Leading the nation in poverty doesn't mean they are leading the nation in quality of life or cost of living
Quality of life is in the eye of the beholder. We can, however, measure things we'd expect to reflect the general perception of it. For example, where are people so miserable with the quality of their lives that they're killing themselves at high rates? WY, AK, MT, NM, ID, OK, CO, SD, UT, and WV. Meanwhile, where are people so happy that suicides are rare? NJ, NY, MA, RI, MD, CT, CA, IL , DE, and PA. In fact, by that metric, 12 of the top 12 quality-of-life states are blue states.
Or look at it the way an economist would. How much are people willing to pay for the privilege of living in each state?
You can't prove it's nicer to live in a Central Park West luxury apartment than in a corrugated sheet-metal shack in a slum of Mumbai, since that's subjective, but you can show how much the market, as a whole, thinks the "cost of admission" to live in each place is worth by what price levels the market has bid those places to. In the same way, we can see to what level the market has bid the median cost of buying into each state, to determine what people overall see each as being worth.
By that metric, the states that the collective wisdom of the market has decided offer the greatest quality of life are HI, CA, WA, CO, and MA. The worst qualities of life, by that metric, are MS, WV, AR,OK, and KY.
Interestingly, those track life expectancy pretty closely. Hawaii and California rank one and two for life expectancy, not just home values, and Washington, Massachusetts, and Colorado all make the time ten for life expectancy. Meanwhile, MS, WV, AR, OK, and KY all make the bottom ten for life expectancy. So, it appears it's not just the quality of life that's horrible in conservative areas, but also its duration.
.You keep wanting to make this a Red vs Blue or Democrat vs Republican, why?

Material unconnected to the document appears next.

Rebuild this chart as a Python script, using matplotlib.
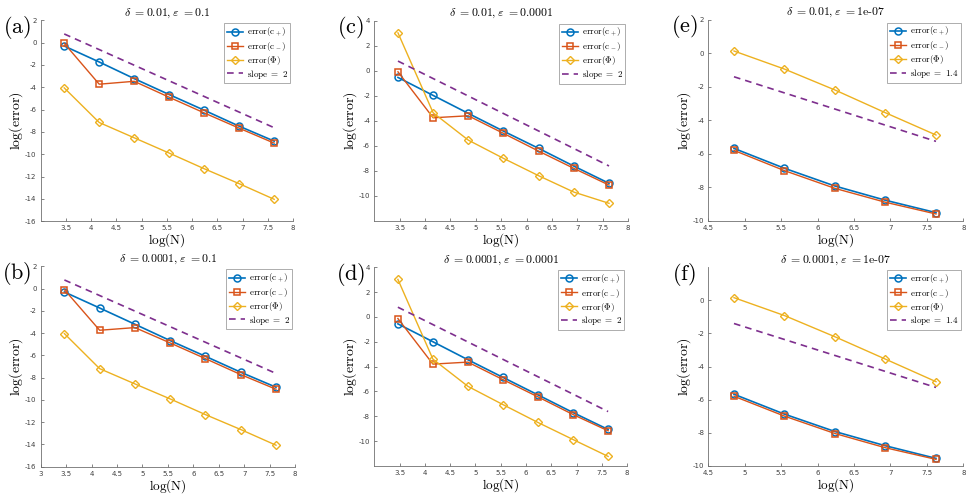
import matplotlib
matplotlib.use("Agg")
from matplotlib import pyplot as plt
import numpy as np

plt.rcParams['mathtext.fontset'] = 'cm'
plt.rcParams['font.family'] = 'DejaVu Sans'

# log(N) for N = 32 ... 2048 and N = 128 ... 2048
logN_full = [3.466, 4.159, 4.852, 5.545, 6.238, 6.931, 7.625]
logN_short = [4.852, 5.545, 6.238, 6.931, 7.625]

# panel (a): delta=0.01, eps=0.1
a_cplus = [-0.30, -1.73, -3.22, -4.65, -6.05, -7.48, -8.82]
a_cminus = [-0.06, -3.72, -3.46, -4.89, -6.29, -7.66, -9.00]
a_phi = [-4.05, -7.15, -8.52, -9.89, -11.29, -12.63, -14.03]

# panel (b): delta=0.0001, eps=0.1
b_cplus = [-0.30, -1.74, -3.20, -4.67, -6.08, -7.51, -8.86]
b_cminus = [-0.09, -3.74, -3.50, -4.88, -6.29, -7.72, -9.04]
b_phi = [-4.04, -7.19, -8.56, -9.91, -11.32, -12.66, -14.07]

# panel (c): delta=0.01, eps=0.0001
c_cplus = [-0.53, -1.97, -3.41, -4.83, -6.21, -7.63, -9.01]
c_cminus = [-0.08, -3.76, -3.60, -5.01, -6.43, -7.81, -9.15]
c_phi = [3.04, -3.36, -5.55, -7.01, -8.40, -9.71, -10.61]

# panel (d): delta=0.0001, eps=0.0001
d_cplus = [-0.56, -2.00, -3.45, -4.87, -6.28, -7.70, -9.06]
d_cminus = [-0.13, -3.80, -3.64, -5.05, -6.44, -7.86, -9.17]
d_phi = [3.02, -3.40, -5.59, -7.06, -8.50, -9.87, -11.23]

# panel (e): delta=0.01, eps=1e-07
e_cplus = [-5.68, -6.87, -7.93, -8.78, -9.52]
e_cminus = [-5.80, -7.01, -8.07, -8.90, -9.60]
e_phi = [0.14, -0.94, -2.19, -3.55, -4.88]

# panel (f): delta=0.0001, eps=1e-07
f_cplus = [-5.67, -6.87, -7.92, -8.78, -9.54]
f_cminus = [-5.79, -6.99, -8.04, -8.90, -9.60]
f_phi = [0.16, -0.92, -2.20, -3.55, -4.91]

# reference slope lines (end points)
slope2_x = [3.466, 7.625]
slope2_y = [0.78, -7.62]
slope14_x = [4.852, 7.625]
slope14_y = [-1.40, -5.26]

panels = [
    # letter, title, x, cplus, cminus, phi, slope x, slope y, slope label, xlim, xticks, ylim, yticks, rect
    ('(a)', r'$\delta\ {=}0.01, \varepsilon\ {=}0.1$', logN_full, a_cplus, a_cminus, a_phi,
     slope2_x, slope2_y, '2', (3, 8), np.arange(3.5, 8.01, 0.5), (-16, 2), np.arange(-16, 2.1, 2),
     [0.0419, 0.5547, 0.260, 0.4044]),
    ('(b)', r'$\delta\ {=}0.0001, \varepsilon\ {=}0.1$', logN_full, b_cplus, b_cminus, b_phi,
     slope2_x, slope2_y, '2', (3, 8), np.arange(3, 8.01, 0.5), (-16, 2), np.arange(-16, 2.1, 2),
     [0.0419, 0.0610, 0.262, 0.4030]),
    ('(c)', r'$\delta\ {=}0.01, \varepsilon\ {=}0.0001$', logN_full, c_cplus, c_cminus, c_phi,
     slope2_x, slope2_y, '2', (3, 8), np.arange(3.5, 8.01, 0.5), (-12, 4), np.arange(-10, 4.1, 2),
     [0.3855, 0.5560, 0.2613, 0.4020]),
    ('(d)', r'$\delta\ {=}0.0001, \varepsilon\ {=}0.0001$', logN_full, d_cplus, d_cminus, d_phi,
     slope2_x, slope2_y, '2', (3, 8), np.arange(3.5, 8.01, 0.5), (-12, 4), np.arange(-10, 4.1, 2),
     [0.3855, 0.0624, 0.2603, 0.4000]),
    ('(e)', r'$\delta\ {=}0.01, \varepsilon\ {=}\mathrm{1e\text{-}07}$', logN_short, e_cplus, e_cminus, e_phi,
     slope14_x, slope14_y, '1.4', (4.5, 8), np.arange(4.5, 8.01, 0.5), (-10, 2), np.arange(-10, 2.1, 2),
     [0.7295, 0.5560, 0.2626, 0.4040]),
    ('(f)', r'$\delta\ {=}0.0001, \varepsilon\ {=}\mathrm{1e\text{-}07}$', logN_short, f_cplus, f_cminus, f_phi,
     slope14_x, slope14_y, '1.4', (4.5, 8), np.arange(4.5, 8.01, 0.5), (-10, 2), np.arange(-10, 0.1, 2),
     [0.7295, 0.0624, 0.2626, 0.4000]),
]

blue = '#0072BD'
orange = '#D95319'
yellow = '#EDB120'
purple = '#7E2F8E'
axis_gray = '#707070'

fig = plt.figure(figsize=(9.71, 4.97), dpi=100)

for (letter, title, x, cp, cm, phi, sx, sy, slab, xlim, xticks, ylim, yticks, rect) in panels:
    ax = fig.add_axes(rect)
    ax.plot(x, cp, '-o', color=blue, lw=1.2, ms=5, mfc='none', mew=1.1, label=r'$\mathrm{error(c_+)}$')
    ax.plot(x, cm, '-s', color=orange, lw=1.0, ms=4.5, mfc='none', mew=1.1, label=r'$\mathrm{error(c_-)}$')
    ax.plot(x, phi, '-D', color=yellow, lw=1.0, ms=4.5, mfc='none', mew=1.0, label=r'$\mathrm{error(\Phi)}$')
    ax.plot(sx, sy, '--', color=purple, lw=1.2, dashes=(4, 3), label=r'$\mathrm{slope\ =\ ' + slab + '}$')

    ax.set_xlim(*xlim)
    ax.set_ylim(*ylim)
    ax.set_xticks(xticks)
    ax.set_yticks(yticks)
    ax.set_xticklabels([f'{t:g}' for t in xticks])
    ax.set_yticklabels([f'{t:g}' for t in yticks])
    ax.tick_params(direction='in', length=2.5, width=0.6, labelsize=5, colors='#404040',
                   color=axis_gray, pad=3)
    for side in ['top', 'right']:
        ax.spines[side].set_visible(False)
    for side in ['left', 'bottom']:
        ax.spines[side].set_color(axis_gray)
        ax.spines[side].set_linewidth(0.6)

    ax.set_title(title, fontsize=8.5, pad=3.5)
    ax.set_xlabel(r'$\mathrm{log(N)}$', fontsize=9.5, labelpad=0)
    ax.set_ylabel(r'$\mathrm{log(error)}$', fontsize=10, labelpad=0)

    leg = ax.legend(loc='upper right', fontsize=6.5, handlelength=1.8, borderpad=0.3,
                    labelspacing=0.1, handletextpad=0.4, fancybox=False, framealpha=1,
                    borderaxespad=0.3)
    leg.get_frame().set_edgecolor('#a0a0a0')
    leg.get_frame().set_linewidth(0.6)

    ax.text(-0.094, 0.965, r'$\mathrm{' + letter + '}$', transform=ax.transAxes, fontsize=16,
            ha='center', va='center')

fig.savefig('out.png', dpi=100)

Because that's the choice we citizens get to make. It generally comes down to two candidates, a Republican and a Democrat. It turns out, Republican ideas tend to be a train wreck, while Democratic ones tend to work out well, here in the real world. That should inform our votes.
Can you tell me what policies have Democrats implemented that promote your own individual wealth creation?
Sure. They have been more supportive of public investment in education, both primary and secondary. That has kept it possible for people from economically modest backgrounds to pull ourselves up through hard work, rather than facing an almost insurmountable wall just by way of not having started with economic privilege. I also think Democratic successes when it comes to things like the Brady Bill, and long defending Roe v. Wade, helped to revitalize our cities, by bringing about a huge decline in urban crime in the Clinton era and beyond. Cities are engines of economic growth, but those engines can fail when they wind up clogged up by urban decay and crime.
Why do you support the D so strongly
I don't. I support the truth strongly. It's liberating. You should try it.